◆ DATA PROVIDED ◆
▼▼▼
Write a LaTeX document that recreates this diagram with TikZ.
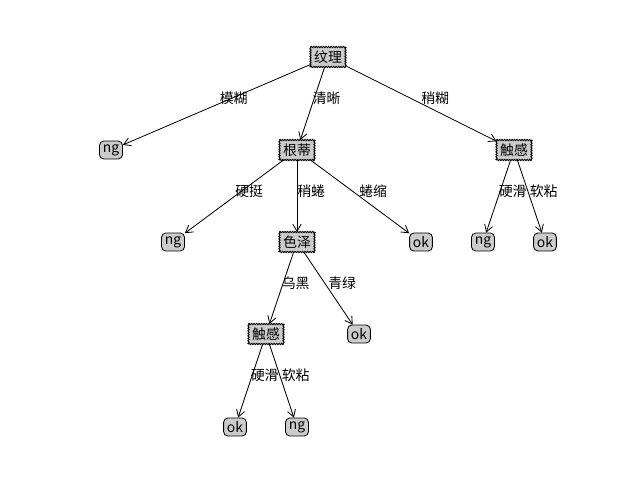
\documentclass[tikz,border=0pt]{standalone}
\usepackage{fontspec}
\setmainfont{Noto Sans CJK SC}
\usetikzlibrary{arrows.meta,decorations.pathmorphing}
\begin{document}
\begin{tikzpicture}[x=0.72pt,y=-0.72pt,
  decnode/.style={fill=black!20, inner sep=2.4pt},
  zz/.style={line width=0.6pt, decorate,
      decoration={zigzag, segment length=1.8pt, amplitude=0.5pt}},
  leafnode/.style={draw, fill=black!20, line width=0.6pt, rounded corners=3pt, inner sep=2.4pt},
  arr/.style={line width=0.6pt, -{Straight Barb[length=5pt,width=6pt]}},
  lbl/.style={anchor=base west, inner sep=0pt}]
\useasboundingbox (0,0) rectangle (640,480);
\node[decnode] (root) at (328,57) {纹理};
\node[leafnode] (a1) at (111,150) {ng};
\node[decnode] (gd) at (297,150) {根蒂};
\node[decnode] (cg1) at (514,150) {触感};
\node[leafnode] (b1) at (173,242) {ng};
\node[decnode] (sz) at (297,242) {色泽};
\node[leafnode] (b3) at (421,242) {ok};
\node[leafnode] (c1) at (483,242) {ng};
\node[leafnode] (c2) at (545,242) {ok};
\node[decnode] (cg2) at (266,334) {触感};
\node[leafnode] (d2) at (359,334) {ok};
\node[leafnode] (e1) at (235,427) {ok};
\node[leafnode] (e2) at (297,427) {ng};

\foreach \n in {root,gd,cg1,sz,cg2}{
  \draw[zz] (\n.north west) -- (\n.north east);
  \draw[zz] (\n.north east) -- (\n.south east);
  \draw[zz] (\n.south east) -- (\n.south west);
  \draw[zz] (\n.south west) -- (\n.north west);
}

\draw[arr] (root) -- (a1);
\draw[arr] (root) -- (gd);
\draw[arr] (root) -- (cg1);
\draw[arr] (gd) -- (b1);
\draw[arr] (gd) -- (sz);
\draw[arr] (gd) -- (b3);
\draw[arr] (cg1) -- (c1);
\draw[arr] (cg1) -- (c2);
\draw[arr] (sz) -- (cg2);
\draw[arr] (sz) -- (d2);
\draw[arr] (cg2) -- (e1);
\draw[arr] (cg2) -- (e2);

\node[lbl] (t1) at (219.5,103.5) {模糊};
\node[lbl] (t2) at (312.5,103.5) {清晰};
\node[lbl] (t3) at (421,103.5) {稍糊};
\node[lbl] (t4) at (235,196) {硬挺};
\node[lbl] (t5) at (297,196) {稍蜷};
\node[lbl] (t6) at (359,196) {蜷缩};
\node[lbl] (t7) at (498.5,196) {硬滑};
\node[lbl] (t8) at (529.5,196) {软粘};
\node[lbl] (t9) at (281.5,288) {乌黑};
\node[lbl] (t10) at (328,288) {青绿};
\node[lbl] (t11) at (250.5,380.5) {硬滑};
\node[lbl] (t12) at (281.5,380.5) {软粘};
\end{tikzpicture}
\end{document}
▲▲▲
◆ EXERCISE GOAL ◆
Write out every line above exactly as it is, leaving out the pictures.

◆ THE SOLUTION ◆
Write a LaTeX document that recreates this diagram with TikZ.
\documentclass[tikz,border=0pt]{standalone}
\usepackage{fontspec}
\setmainfont{Noto Sans CJK SC}
\usetikzlibrary{arrows.meta,decorations.pathmorphing}
\begin{document}
\begin{tikzpicture}[x=0.72pt,y=-0.72pt,
  decnode/.style={fill=black!20, inner sep=2.4pt},
  zz/.style={line width=0.6pt, decorate,
      decoration={zigzag, segment length=1.8pt, amplitude=0.5pt}},
  leafnode/.style={draw, fill=black!20, line width=0.6pt, rounded corners=3pt, inner sep=2.4pt},
  arr/.style={line width=0.6pt, -{Straight Barb[length=5pt,width=6pt]}},
  lbl/.style={anchor=base west, inner sep=0pt}]
\useasboundingbox (0,0) rectangle (640,480);
\node[decnode] (root) at (328,57) {纹理};
\node[leafnode] (a1) at (111,150) {ng};
\node[decnode] (gd) at (297,150) {根蒂};
\node[decnode] (cg1) at (514,150) {触感};
\node[leafnode] (b1) at (173,242) {ng};
\node[decnode] (sz) at (297,242) {色泽};
\node[leafnode] (b3) at (421,242) {ok};
\node[leafnode] (c1) at (483,242) {ng};
\node[leafnode] (c2) at (545,242) {ok};
\node[decnode] (cg2) at (266,334) {触感};
\node[leafnode] (d2) at (359,334) {ok};
\node[leafnode] (e1) at (235,427) {ok};
\node[leafnode] (e2) at (297,427) {ng};

\foreach \n in {root,gd,cg1,sz,cg2}{
  \draw[zz] (\n.north west) -- (\n.north east);
  \draw[zz] (\n.north east) -- (\n.south east);
  \draw[zz] (\n.south east) -- (\n.south west);
  \draw[zz] (\n.south west) -- (\n.north west);
}

\draw[arr] (root) -- (a1);
\draw[arr] (root) -- (gd);
\draw[arr] (root) -- (cg1);
\draw[arr] (gd) -- (b1);
\draw[arr] (gd) -- (sz);
\draw[arr] (gd) -- (b3);
\draw[arr] (cg1) -- (c1);
\draw[arr] (cg1) -- (c2);
\draw[arr] (sz) -- (cg2);
\draw[arr] (sz) -- (d2);
\draw[arr] (cg2) -- (e1);
\draw[arr] (cg2) -- (e2);

\node[lbl] (t1) at (219.5,103.5) {模糊};
\node[lbl] (t2) at (312.5,103.5) {清晰};
\node[lbl] (t3) at (421,103.5) {稍糊};
\node[lbl] (t4) at (235,196) {硬挺};
\node[lbl] (t5) at (297,196) {稍蜷};
\node[lbl] (t6) at (359,196) {蜷缩};
\node[lbl] (t7) at (498.5,196) {硬滑};
\node[lbl] (t8) at (529.5,196) {软粘};
\node[lbl] (t9) at (281.5,288) {乌黑};
\node[lbl] (t10) at (328,288) {青绿};
\node[lbl] (t11) at (250.5,380.5) {硬滑};
\node[lbl] (t12) at (281.5,380.5) {软粘};
\end{tikzpicture}
\end{document}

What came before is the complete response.